When you hear the name, “Harouki Zombi,” you might expect something that will feast on your brains. And in some ways Harouki Zombi, the geisha lovechild of Omaha’s Orenda Fink (Azure Ray, O+S, Art in Manilla) and friend Nina Barnes, does feast on your brains. Together, with Fink as the DJ and Barnes as the VJ, the duo creates a performance that is spontaneous, intense and visually stimulating, to say the least, even including live “blood-drenched” dancers.
But how does someone even come up with the idea for such an act? When Fink and Barnes (who also lends her talents to of Montreal) were living in Athens, Georgia, they had an epiphany the night before Fink and her husband, Todd (The Faint, Depressed Buttons, Goo), moved back to Omaha.
“We were watching Todd deejay and I just turned to her and said ‘Let’s be DJs!’ and she said ‘Yeah but let’s be geishas!’” Fink says. And thus, Harouki Zombi was born. “When I first told Todd, he was like ‘You have no idea what it takes to be a DJ,’ and I said ‘Good thing you’re here to teach me.’”
Neither Fink nor Barnes had ever deejayed before so there was work to be done. Besides learning the basics, they started recording some of their own songs to mix in with other artists in their sets.

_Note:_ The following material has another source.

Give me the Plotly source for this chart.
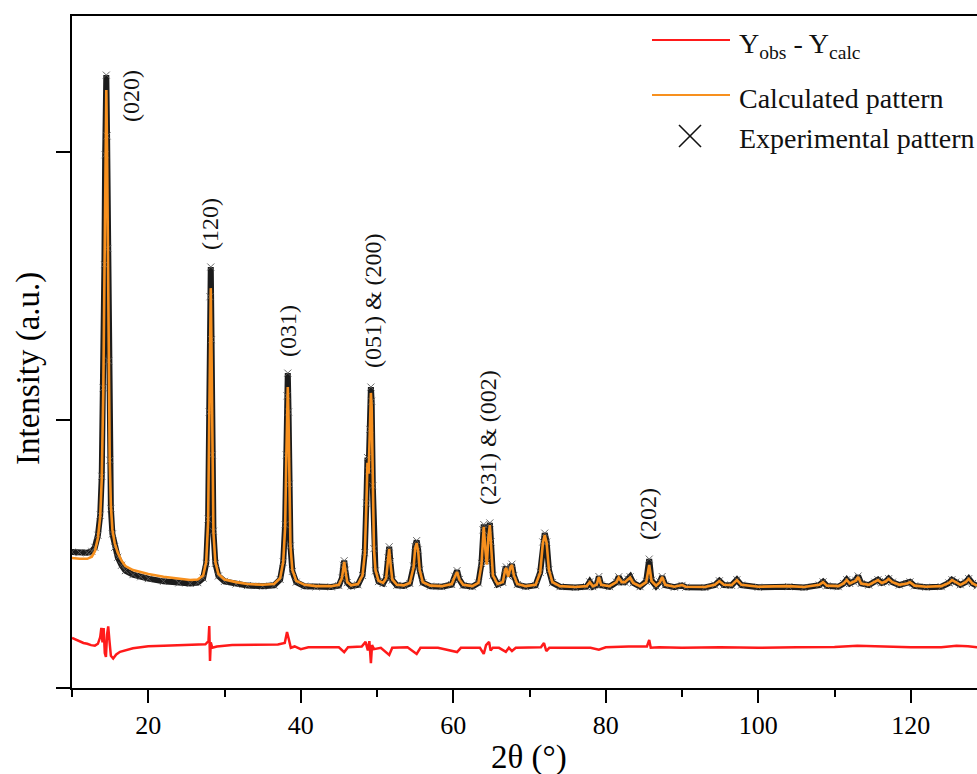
import plotly.graph_objects as go

# ---------------- data ----------------
two_theta = [
    10.0, 11.0, 12.0, 12.6, 13.0, 13.4, 13.7, 13.9, 14.1, 14.25,
    14.35, 14.5, 14.6, 14.7, 14.8, 14.95, 15.1, 15.3, 15.6, 16.0,
    16.5, 17.0, 18.0, 19.0, 20.0, 22.0, 24.0, 25.5, 26.5, 27.2,
    27.6, 27.85, 28.0, 28.1, 28.2, 28.3, 28.4, 28.55, 28.8, 29.2,
    30.0, 31.5, 33.0, 35.0, 36.5, 37.3, 37.7, 37.95, 38.1, 38.2,
    38.3, 38.4, 38.5, 38.65, 38.9, 39.4, 40.5, 42.0, 44.0, 45.0,
    45.4, 45.6, 45.7, 45.85, 46.1, 46.6, 47.5, 48.1, 48.4, 48.6,
    48.75, 48.9, 49.05, 49.2, 49.3, 49.45, 49.6, 49.8, 50.2, 50.8,
    51.2, 51.45, 51.6, 51.75, 52.0, 52.6, 53.5, 54.3, 54.8, 55.0,
    55.2, 55.4, 55.6, 56.0, 57.0, 58.5, 59.8, 60.2, 60.5, 60.8,
    61.3, 62.5, 63.3, 63.7, 63.9, 64.0, 64.2, 64.4, 64.6, 64.8,
    64.95, 65.2, 65.8, 66.5, 66.8, 66.95, 67.2, 67.5, 67.7, 67.95,
    68.4, 69.5, 70.8, 71.4, 71.75, 72.0, 72.25, 72.55, 73.0, 74.0,
    76.0, 77.5, 77.9, 78.3, 78.8, 79.1, 79.4, 80.5, 81.4, 81.7,
    82.1, 82.5, 82.9, 83.2, 83.6, 84.5, 85.3, 85.7, 86.0, 86.6,
    87.1, 87.4, 87.8, 89.0, 90.0, 90.5, 93.0, 94.3, 94.9, 95.5,
    96.5, 97.2, 97.8, 100.0, 104.0, 106.0, 108.0, 108.5, 109.0, 110.5,
    111.2, 111.6, 112.0, 112.5, 112.8, 113.1, 113.5, 114.5, 115.3, 115.7,
    116.2, 116.7, 117.1, 117.6, 118.5, 119.5, 119.9, 120.5, 122.0, 124.0,
    125.0, 125.4, 125.9, 126.5, 127.2, 127.6, 128.1, 128.7,
]

calc_intensity = [
    485, 482, 482, 490, 510, 560, 640, 780, 1100, 1550,
    1950, 2231, 2000, 1600, 1200, 850, 680, 590, 540, 505,
    475, 455, 440, 432, 425, 415, 408, 403, 405, 420,
    470, 620, 1000, 1400, 1492, 1250, 850, 580, 470, 425,
    405, 395, 388, 385, 388, 410, 470, 600, 850, 1050,
    1123, 1000, 750, 530, 440, 400, 385, 380, 380, 385,
    410, 455, 470, 440, 395, 383, 388, 420, 500, 680,
    840, 800, 950, 1101, 1050, 750, 520, 440, 400, 392,
    410, 480, 519, 470, 405, 385, 383, 392, 450, 520,
    541, 510, 440, 395, 382, 380, 388, 415, 433, 405,
    385, 380, 392, 460, 580, 601, 520, 460, 560, 608,
    540, 420, 388, 395, 440, 448, 415, 450, 459, 420,
    388, 380, 385, 430, 540, 571, 540, 440, 395, 380,
    377, 380, 395, 380, 385, 414, 385, 380, 395, 412,
    395, 395, 405, 412, 392, 380, 395, 459, 400, 382,
    395, 414, 385, 378, 384, 378, 377, 385, 399, 385,
    384, 403, 385, 378, 380, 377, 385, 395, 382, 380,
    390, 403, 390, 395, 400, 414, 390, 385, 395, 403,
    392, 397, 407, 395, 385, 390, 395, 382, 378, 380,
    392, 403, 395, 385, 395, 407, 390, 382,
]

exp_intensity = [
    507, 505, 505, 510, 525, 570, 645, 790, 1120, 1580,
    1990, 2287, 2060, 1640, 1220, 850, 670, 575, 525, 488,
    458, 438, 423, 415, 408, 398, 392, 390, 393, 410,
    465, 630, 1030, 1460, 1571, 1300, 870, 585, 465, 418,
    398, 388, 382, 380, 383, 405, 470, 610, 870, 1090,
    1175, 1030, 760, 530, 435, 395, 380, 377, 377, 382,
    410, 458, 475, 440, 393, 380, 385, 420, 505, 690,
    860, 810, 965, 1123, 1070, 755, 520, 437, 397, 390,
    410, 485, 527, 472, 403, 383, 381, 390, 455, 528,
    550, 515, 440, 393, 380, 378, 386, 417, 438, 405,
    383, 378, 392, 465, 590, 610, 525, 470, 570, 616,
    545, 420, 386, 394, 442, 452, 417, 452, 462, 420,
    386, 378, 383, 432, 545, 578, 545, 440, 393, 378,
    375, 378, 396, 378, 384, 416, 384, 378, 395, 415,
    395, 395, 406, 415, 392, 378, 398, 481, 402, 380,
    396, 416, 384, 376, 383, 376, 375, 384, 400, 384,
    383, 404, 384, 376, 378, 375, 384, 396, 381, 378,
    390, 404, 390, 396, 402, 418, 390, 384, 395, 404,
    392, 397, 408, 395, 384, 390, 396, 381, 376, 378,
    392, 404, 395, 385, 395, 408, 390, 381,
]

diff_theta = [
    10.0, 10.5, 11.0, 11.5, 12.0, 12.5, 13.0, 13.4, 13.7, 13.85,
    14.0, 14.15, 14.3, 14.45, 14.6, 14.75, 14.9, 15.1, 15.4, 15.8,
    16.3, 17.0, 18.0, 19.0, 20.0, 22.0, 24.0, 26.0, 27.5, 27.9,
    28.0, 28.1, 28.2, 28.4, 29.0, 31.0, 33.0, 35.0, 37.0, 37.9,
    38.2, 38.45, 38.7, 39.2, 40.0, 41.0, 43.0, 45.0, 45.7, 46.2,
    48.0, 48.5, 48.8, 49.0, 49.2, 49.35, 49.6, 50.5, 51.6, 52.0,
    54.0, 55.2, 55.7, 58.0, 60.5, 61.0, 63.5, 64.0, 64.3, 64.7,
    64.9, 65.2, 66.0, 66.9, 67.3, 67.7, 68.2, 71.5, 71.9, 72.2,
    72.6, 75.0, 78.0, 79.1, 80.0, 83.0, 85.4, 85.7, 85.9, 87.0,
    90.0, 95.0, 100.0, 105.0, 110.0, 113.0, 116.0, 120.0, 124.0, 126.0,
    127.5, 128.7,
]

diff_intensity = [
    187, 180, 172, 168, 165, 160, 158, 165, 190, 224,
    170, 224, 130, 116, 200, 230, 180, 120, 110, 125,
    135, 140, 148, 152, 156, 158, 160, 160, 163, 175,
    231, 101, 170, 150, 155, 160, 160, 162, 162, 168,
    209, 180, 150, 155, 145, 152, 153, 152, 134, 152,
    155, 172, 140, 175, 93, 160, 145, 150, 123, 150,
    152, 127, 150, 150, 134, 150, 150, 127, 160, 172,
    140, 150, 150, 135, 150, 138, 150, 152, 168, 138,
    150, 150, 150, 143, 152, 155, 155, 179, 150, 152,
    150, 152, 150, 152, 153, 158, 155, 152, 152, 158,
    156, 152,
]

x_tick_values = [20, 40, 60, 80, 100, 120]
y_tick_values = [0, 1000, 2000]

peak_labels = ["(020)", "(120)", "(031)", "(051) &amp; (200)", "(231) &amp; (002)", "(202)"]
label_theta = [17.74, 28.10, 38.33, 49.48, 64.56, 85.54]
label_height = [2209, 1731, 1332, 1444, 933, 649]

legend_texts = ["Y<sub>obs</sub> - Y<sub>calc</sub>", "Calculated pattern", "Experimental pattern"]

# ---------------- figure ----------------
FONT = "Liberation Serif, Times New Roman, serif"
W, H = 977, 774
ML, MR, MT, MB = 72, 0, 16, 86
PW, PH = W - ML - MR, H - MT - MB


def px(xp):
    return (xp - ML) / PW


def py(yp):
    return (H - MB - yp) / PH


ORANGE = "#F7901E"
RED = "#FF1A1A"

fig = go.Figure()
fig.add_trace(go.Scatter(
    x=two_theta, y=exp_intensity, mode="lines+markers",
    line=dict(color="#1c1c1c", width=6),
    marker=dict(symbol="x-thin", size=7, line=dict(width=1, color="rgba(90,90,90,0.9)")),
    showlegend=False, name="Experimental pattern"))
fig.add_trace(go.Scatter(
    x=two_theta, y=calc_intensity, mode="lines",
    line=dict(color=ORANGE, width=2.6),
    showlegend=False, name="Calculated pattern"))
fig.add_trace(go.Scatter(
    x=diff_theta, y=diff_intensity, mode="lines",
    line=dict(color=RED, width=2.5),
    showlegend=False, name="Yobs - Ycalc"))

annotations = []
for lab, xv, yv in zip(peak_labels, label_theta, label_height):
    annotations.append(dict(
        x=xv, y=yv, xref="x", yref="y", text=lab, textangle=-90,
        showarrow=False, xanchor="center", yanchor="middle",
        font=dict(family=FONT, size=24, color="#111111")))

annotations.append(dict(
    x=px(529), y=py(757), xref="paper", yref="paper", text="2θ (°)",
    showarrow=False, xanchor="center", yanchor="middle",
    font=dict(family=FONT, size=33, color="black")))
annotations.append(dict(
    x=px(28), y=py(369), xref="paper", yref="paper", text="Intensity (a.u.)",
    textangle=-90, showarrow=False, xanchor="center", yanchor="middle",
    font=dict(family=FONT, size=33, color="black")))

legend_rows = [46, 98, 138]
for txt, yrow in zip(legend_texts, legend_rows):
    annotations.append(dict(
        x=px(737), y=py(yrow), xref="paper", yref="paper", text=txt,
        showarrow=False, xanchor="left", yanchor="middle",
        font=dict(family=FONT, size=28, color="#111111")))

shapes = [
    dict(type="line", xref="paper", yref="paper", x0=px(652), x1=px(730),
         y0=py(40), y1=py(40), line=dict(color=RED, width=2)),
    dict(type="line", xref="paper", yref="paper", x0=px(652), x1=px(730),
         y0=py(95), y1=py(95), line=dict(color=ORANGE, width=2)),
    dict(type="line", xref="paper", yref="paper", x0=px(679), x1=px(701),
         y0=py(125), y1=py(147), line=dict(color="#111111", width=1.6)),
    dict(type="line", xref="paper", yref="paper", x0=px(679), x1=px(701),
         y0=py(147), y1=py(125), line=dict(color="#111111", width=1.6)),
]

x_max = 10 + PW / 7.625
y_max = PH / 268 * 1000

fig.update_layout(
    width=W, height=H,
    margin=dict(l=ML, r=MR, t=MT, b=MB, pad=0),
    paper_bgcolor="white", plot_bgcolor="white",
    showlegend=False,
    annotations=annotations, shapes=shapes,
    xaxis=dict(
        range=[10, x_max], showgrid=False, zeroline=False,
        showline=True, linecolor="black", linewidth=2, mirror=True,
        ticks="outside", ticklen=13, tickwidth=2, tickcolor="black",
        tickvals=x_tick_values, ticktext=[str(v) for v in x_tick_values],
        tickfont=dict(family=FONT, size=26, color="black"),
        minor=dict(dtick=10, tick0=0, ticks="outside", ticklen=7, tickwidth=2, tickcolor="black"),
        automargin=False,
    ),
    yaxis=dict(
        range=[0, y_max], showgrid=False, zeroline=False,
        showline=True, linecolor="black", linewidth=2, mirror=False,
        ticks="outside", ticklen=14, tickwidth=2, tickcolor="black",
        tickvals=y_tick_values, showticklabels=False,
        automargin=False,
    ),
)

fig.write_html("out.html")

“It was a lot of work to learn all the software of all the different programs,” Fink says. “There would be nights where I would deejay while Nina played [with] video.” But as far as band rehearsals go, the two basically decided to wing it come time for a live show.
“There wasn’t a lot of practice. We just threw ourselves into it,” Fink says. The duo especially felt thrown into it at their first show in Athens. “We had the performers come out at the beginning. We couldn’t get people to dance because they would be standing there with their mouths gaping open. We said to each other ‘No one’s dancing. Keep drinking!’” But eventually, the show was a hit. The girls decided that next time they’d wait for the dancers to come out halfway through. “People are still wondering what’s going on, but by then they’re already dancing.”
After learning a lot from their first few shows, Harouki Zombi has gotten down what they need to do pre-showtime. Unlike most acts that do rehearsals and practices, Fink and Barnes are running around town getting props, which can be an adventure in itself.
“There’s a lot of ‘We didn’t find this, but we found this.” The two will run everywhere from Walmart, to Mangelson’s, even broadcast requests on Facebook. “We just had to ask ‘Does anyone have any samurai swords? And three people did.”
Of course geishas need samurai swords for their set. But that leaves the question, why geishas?
“Nina has always been fascinated by Japanese culture and fashion,” Fink explains. “She wanted to take something she loves and combine it with something I love.” This explains the zombie part of Harouki Zombi. But Fink does not like the “Hollywood zombies.” She is more intrigued by the Haitian voodoo side of zombie culture. “Zombies add a touch of darkness. Yes, we’re wearing kimonos but our makeup is all smeared.”
Harouki Zombi even brought their act to Austin’s SXSW where they were a hit.
“It was a success. There were a ton of people.” Fink says. At first, Fink was a little worried that their show might go off with a few hitches. Known for creating a bit of a mess, Fink and Barnes had to decide, “Do we tell them what we’re doing or just spring this on them?” Luckily, all went smoothly. “I told the stage manager and he was like ‘That’s awesome! Bring it on!’”
Still fresh off the SXSW buzz, Harouki Zombi are back in Omaha to play at Goo at House of Loom this Friday, April 27th. If you have never seen or heard Harouki Zombi before, it might be a bit of a culture shock at first.
“Expect to dance and have fun,” Fink says. “Expect some visual interactions. And you might have some interactions with some fairy girls. And expect to get a little messy.” Harouki Zombi will be debuting four new songs in their DJ set along with visuals by Barnes. There will also be a set from Tilly and the Wall’s Kiana Alarid and her new project, Kikachina.
While right now Harouki Zombi is a gig to gig project, they plan on putting out their EP, Objep Petit A, sometime in the upcoming months. After that, Fink hopes to play the East Coast, especially New York.
“I think New York can really embrace it.”